THE EXERCISE:
Copy the listing below in full and skip every picture.

....................

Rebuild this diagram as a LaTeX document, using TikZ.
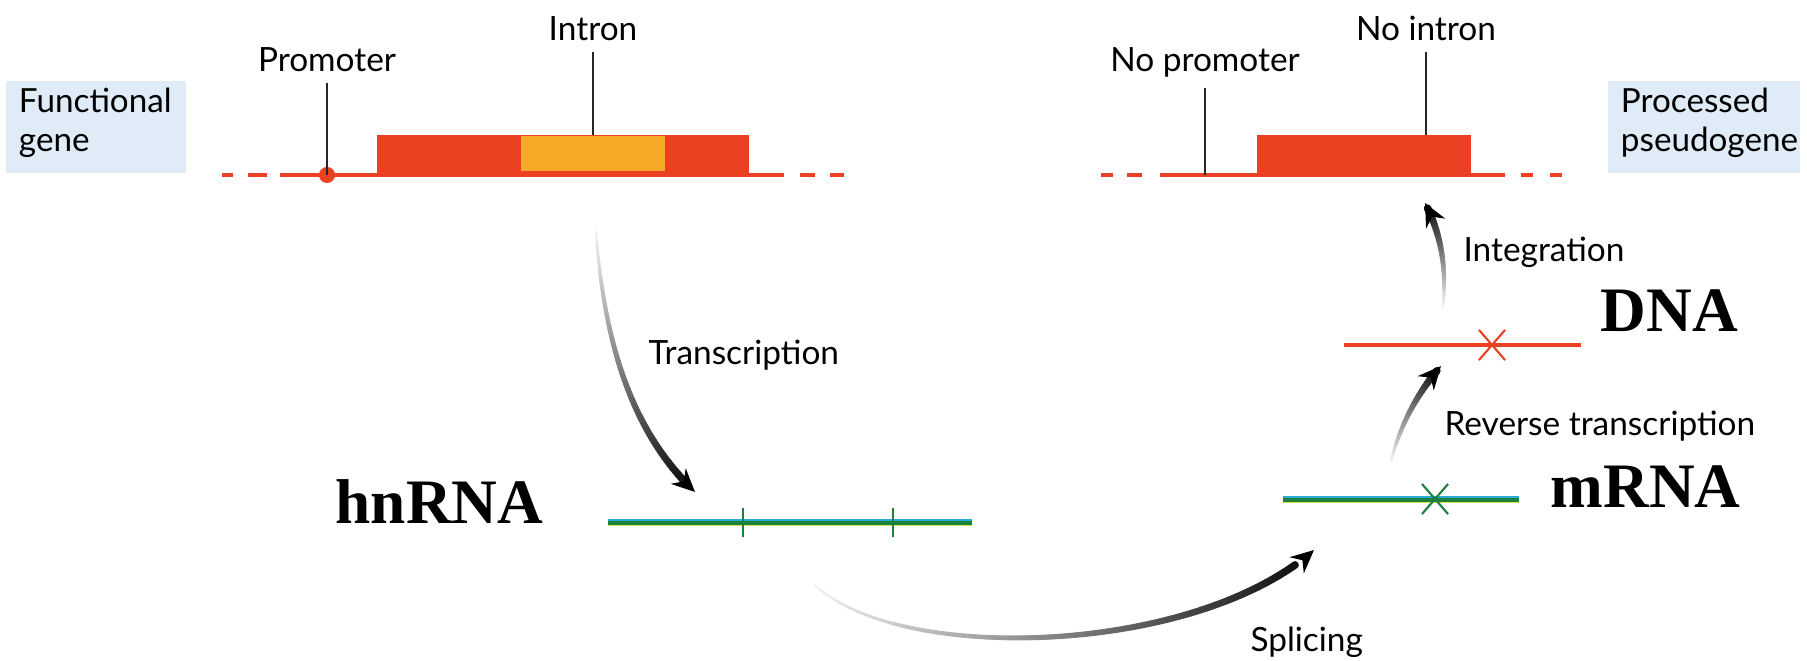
\documentclass[tikz,border=0pt]{standalone}
\usepackage{fontspec}
\setmainfont{Liberation Serif}
\newfontfamily\labelfont{Lato}
\usetikzlibrary{arrows.meta,positioning,calc,shapes.misc,decorations.markings}
\definecolor{geneRed}{RGB}{236,64,34}
\definecolor{intronOrange}{RGB}{247,170,40}
\definecolor{tagBlue}{RGB}{223,236,247}
\definecolor{rnaGreen}{RGB}{28,128,62}
\definecolor{rnaBlue}{RGB}{40,172,214}
\definecolor{rnaYellow}{RGB}{214,226,70}

\begin{document}
\begin{tikzpicture}[
  x=0.01cm, y=-0.01cm,
  lbl/.style={font=\labelfont\fontsize{9.5}{11}\selectfont, inner sep=0pt, outer sep=3pt},
  tag/.style={fill=tagBlue, font=\labelfont\fontsize{9.45}{11.2}\selectfont, align=left,
              inner xsep=0.13cm, inner ysep=0pt, text height=7pt, text depth=15.2pt},
  bigname/.style={font=\bfseries\fontsize{18}{20}\selectfont, inner sep=0pt, anchor=base west},
  dna/.style={geneRed, line width=1.4pt},
  pointer/.style={black!85, line width=0.5pt},
  xmark/.style={cross out, line width=0.6pt, inner sep=0pt, minimum width=0.24cm, minimum height=0.28cm},
  tip/.style={black, line width=1.1pt, -{Stealth[length=6.5pt,width=6pt]}},
  fadearrow/.style={
    postaction={decorate, decoration={markings,
      mark=between positions 0 and 0.95 step 0.5pt with {
        \pgfmathsetmacro\fadefrac{\pgfkeysvalueof{/pgf/decoration/mark info/distance from start}/\pgfdecoratedpathlength}
        \pgfmathtruncatemacro\fadeshade{5+93*\fadefrac}
        \pgfmathsetmacro\fadeR{0.45+0.7*\fadefrac}
        \fill[black!\fadeshade] (0,0) circle[radius=\fadeR pt];}}}}
]
\useasboundingbox (0,0) rectangle (1807,661);
\fill[white] (0,0) rectangle (1807,661);

% side tags
\node[tag, text width=1.54cm, minimum width=1.80cm, minimum height=0.92cm] (fgTag) at (96,127) {Functional\\gene};
\node[tag, text width=1.66cm, minimum width=1.92cm, minimum height=0.92cm] (ppTag) at (1704,127) {Processed\\pseudogene};

% functional gene
\foreach \a/\b in {222/233, 248/267, 800/815, 830/844}
  \draw[dna] (\a,175) -- (\b,175);
\draw[dna] (280,175) -- (784,175);
\fill[geneRed] (377,135) rectangle (749,175);
\fill[intronOrange] (521,136) rectangle (665,171);
\node[circle, fill=geneRed, inner sep=0pt, minimum size=0.16cm] (promDot) at (327,175) {};
\coordinate (intronTop) at (593,135);
\node[lbl, anchor=base] (promTxt) at (327,72) {Promoter};
\node[lbl, anchor=base] (intronTxt) at (593,41) {Intron};
\draw[pointer] (promTxt.south) -- (promDot.center);
\draw[pointer] (intronTxt.south) -- (intronTop);

% processed pseudogene
\foreach \a/\b in {1101/1113, 1127/1142, 1521/1533, 1550/1562}
  \draw[dna] (\a,175) -- (\b,175);
\draw[dna] (1160,175) -- (1505,175);
\fill[geneRed] (1257,135) rectangle (1471,175);
\coordinate (noPromPt) at (1205,175);
\coordinate (exonTop) at (1426,135);
\node[lbl, anchor=base] (nopromTxt) at (1205,72) {No promoter};
\node[lbl, anchor=base] (nointronTxt) at (1426,41) {No intron};
\draw[pointer] (nopromTxt.south) -- (noPromPt);
\draw[pointer] (nointronTxt.south) -- (exonTop);

% hnRNA
\draw[rnaYellow, line width=1.6pt] (608,523.5) -- (972,523.5);
\draw[rnaGreen, line width=1.3pt] (608,522.5) -- (972,522.5);
\draw[rnaBlue, line width=0.5pt] (608,520) -- (972,520);
\foreach \t in {743, 893}
  \draw[rnaGreen, line width=0.8pt] (\t,508) -- (\t,537);
\node[bigname] (hnLbl) at (335,523) {hnRNA};

% mRNA
\draw[rnaYellow, line width=1.6pt] (1283,500.5) -- (1519,500.5);
\draw[rnaGreen, line width=1.3pt] (1283,499.5) -- (1519,499.5);
\draw[rnaBlue, line width=0.5pt] (1283,497) -- (1519,497);
\node[xmark, draw=rnaGreen] (mX) at (1435,499) {};
\node[bigname] (mLbl) at (1550,507) {mRNA};

% DNA copy
\draw[geneRed, line width=1.3pt] (1344,345) -- (1581,345);
\node[xmark, draw=geneRed] (dX) at (1492,345) {};
\node[bigname] (dLbl) at (1600,332) {DNA};

% steps
\coordinate (geneOut) at (596,232);
\coordinate (hnIn) at (695,492);
\coordinate (hnOut) at (815,585);
\coordinate (mIn) at (1314,550);
\coordinate (mOut) at (1391,461);
\coordinate (dnaIn) at (1441,366);
\coordinate (dnaOut) at (1443,306);
\coordinate (pseudoIn) at (1425,203);
\coordinate (trsC) at (630,430);
\coordinate (splC) at (1195,655);
\coordinate (rtC) at (1418,392);
\coordinate (intC) at (1440,232);
\path[fadearrow] (geneOut) .. controls (604,340) and (trsC) .. (hnIn);
\path[fadearrow] (hnOut) .. controls (900,665) and (splC) .. (mIn);
\path[fadearrow] (mOut) .. controls (1400,425) and (rtC) .. (dnaIn);
\path[fadearrow] (dnaOut) .. controls (1447,265) and (intC) .. (pseudoIn);
\foreach \e/\c in {hnIn/trsC, mIn/splC, dnaIn/rtC, pseudoIn/intC}
  \draw[tip] ($(\e)!3pt!(\c)$) -- (\e);

\node[lbl, anchor=base west] (trsTxt) at (638,364) {Transcription};
\node[lbl, anchor=base west] (splTxt) at (1240,651) {Splicing};
\node[lbl, anchor=base west] (rtTxt) at (1434,435) {Reverse transcription};
\node[lbl, anchor=base west] (intTxt) at (1453,262) {Integration};
\end{tikzpicture}
\end{document}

....................

SOLUTION FOR THIS EXERCISE:
Rebuild this diagram as a LaTeX document, using TikZ.
\documentclass[tikz,border=0pt]{standalone}
\usepackage{fontspec}
\setmainfont{Liberation Serif}
\newfontfamily\labelfont{Lato}
\usetikzlibrary{arrows.meta,positioning,calc,shapes.misc,decorations.markings}
\definecolor{geneRed}{RGB}{236,64,34}
\definecolor{intronOrange}{RGB}{247,170,40}
\definecolor{tagBlue}{RGB}{223,236,247}
\definecolor{rnaGreen}{RGB}{28,128,62}
\definecolor{rnaBlue}{RGB}{40,172,214}
\definecolor{rnaYellow}{RGB}{214,226,70}

\begin{document}
\begin{tikzpicture}[
  x=0.01cm, y=-0.01cm,
  lbl/.style={font=\labelfont\fontsize{9.5}{11}\selectfont, inner sep=0pt, outer sep=3pt},
  tag/.style={fill=tagBlue, font=\labelfont\fontsize{9.45}{11.2}\selectfont, align=left,
              inner xsep=0.13cm, inner ysep=0pt, text height=7pt, text depth=15.2pt},
  bigname/.style={font=\bfseries\fontsize{18}{20}\selectfont, inner sep=0pt, anchor=base west},
  dna/.style={geneRed, line width=1.4pt},
  pointer/.style={black!85, line width=0.5pt},
  xmark/.style={cross out, line width=0.6pt, inner sep=0pt, minimum width=0.24cm, minimum height=0.28cm},
  tip/.style={black, line width=1.1pt, -{Stealth[length=6.5pt,width=6pt]}},
  fadearrow/.style={
    postaction={decorate, decoration={markings,
      mark=between positions 0 and 0.95 step 0.5pt with {
        \pgfmathsetmacro\fadefrac{\pgfkeysvalueof{/pgf/decoration/mark info/distance from start}/\pgfdecoratedpathlength}
        \pgfmathtruncatemacro\fadeshade{5+93*\fadefrac}
        \pgfmathsetmacro\fadeR{0.45+0.7*\fadefrac}
        \fill[black!\fadeshade] (0,0) circle[radius=\fadeR pt];}}}}
]
\useasboundingbox (0,0) rectangle (1807,661);
\fill[white] (0,0) rectangle (1807,661);

% side tags
\node[tag, text width=1.54cm, minimum width=1.80cm, minimum height=0.92cm] (fgTag) at (96,127) {Functional\\gene};
\node[tag, text width=1.66cm, minimum width=1.92cm, minimum height=0.92cm] (ppTag) at (1704,127) {Processed\\pseudogene};

% functional gene
\foreach \a/\b in {222/233, 248/267, 800/815, 830/844}
  \draw[dna] (\a,175) -- (\b,175);
\draw[dna] (280,175) -- (784,175);
\fill[geneRed] (377,135) rectangle (749,175);
\fill[intronOrange] (521,136) rectangle (665,171);
\node[circle, fill=geneRed, inner sep=0pt, minimum size=0.16cm] (promDot) at (327,175) {};
\coordinate (intronTop) at (593,135);
\node[lbl, anchor=base] (promTxt) at (327,72) {Promoter};
\node[lbl, anchor=base] (intronTxt) at (593,41) {Intron};
\draw[pointer] (promTxt.south) -- (promDot.center);
\draw[pointer] (intronTxt.south) -- (intronTop);

% processed pseudogene
\foreach \a/\b in {1101/1113, 1127/1142, 1521/1533, 1550/1562}
  \draw[dna] (\a,175) -- (\b,175);
\draw[dna] (1160,175) -- (1505,175);
\fill[geneRed] (1257,135) rectangle (1471,175);
\coordinate (noPromPt) at (1205,175);
\coordinate (exonTop) at (1426,135);
\node[lbl, anchor=base] (nopromTxt) at (1205,72) {No promoter};
\node[lbl, anchor=base] (nointronTxt) at (1426,41) {No intron};
\draw[pointer] (nopromTxt.south) -- (noPromPt);
\draw[pointer] (nointronTxt.south) -- (exonTop);

% hnRNA
\draw[rnaYellow, line width=1.6pt] (608,523.5) -- (972,523.5);
\draw[rnaGreen, line width=1.3pt] (608,522.5) -- (972,522.5);
\draw[rnaBlue, line width=0.5pt] (608,520) -- (972,520);
\foreach \t in {743, 893}
  \draw[rnaGreen, line width=0.8pt] (\t,508) -- (\t,537);
\node[bigname] (hnLbl) at (335,523) {hnRNA};

% mRNA
\draw[rnaYellow, line width=1.6pt] (1283,500.5) -- (1519,500.5);
\draw[rnaGreen, line width=1.3pt] (1283,499.5) -- (1519,499.5);
\draw[rnaBlue, line width=0.5pt] (1283,497) -- (1519,497);
\node[xmark, draw=rnaGreen] (mX) at (1435,499) {};
\node[bigname] (mLbl) at (1550,507) {mRNA};

% DNA copy
\draw[geneRed, line width=1.3pt] (1344,345) -- (1581,345);
\node[xmark, draw=geneRed] (dX) at (1492,345) {};
\node[bigname] (dLbl) at (1600,332) {DNA};

% steps
\coordinate (geneOut) at (596,232);
\coordinate (hnIn) at (695,492);
\coordinate (hnOut) at (815,585);
\coordinate (mIn) at (1314,550);
\coordinate (mOut) at (1391,461);
\coordinate (dnaIn) at (1441,366);
\coordinate (dnaOut) at (1443,306);
\coordinate (pseudoIn) at (1425,203);
\coordinate (trsC) at (630,430);
\coordinate (splC) at (1195,655);
\coordinate (rtC) at (1418,392);
\coordinate (intC) at (1440,232);
\path[fadearrow] (geneOut) .. controls (604,340) and (trsC) .. (hnIn);
\path[fadearrow] (hnOut) .. controls (900,665) and (splC) .. (mIn);
\path[fadearrow] (mOut) .. controls (1400,425) and (rtC) .. (dnaIn);
\path[fadearrow] (dnaOut) .. controls (1447,265) and (intC) .. (pseudoIn);
\foreach \e/\c in {hnIn/trsC, mIn/splC, dnaIn/rtC, pseudoIn/intC}
  \draw[tip] ($(\e)!3pt!(\c)$) -- (\e);

\node[lbl, anchor=base west] (trsTxt) at (638,364) {Transcription};
\node[lbl, anchor=base west] (splTxt) at (1240,651) {Splicing};
\node[lbl, anchor=base west] (rtTxt) at (1434,435) {Reverse transcription};
\node[lbl, anchor=base west] (intTxt) at (1453,262) {Integration};
\end{tikzpicture}
\end{document}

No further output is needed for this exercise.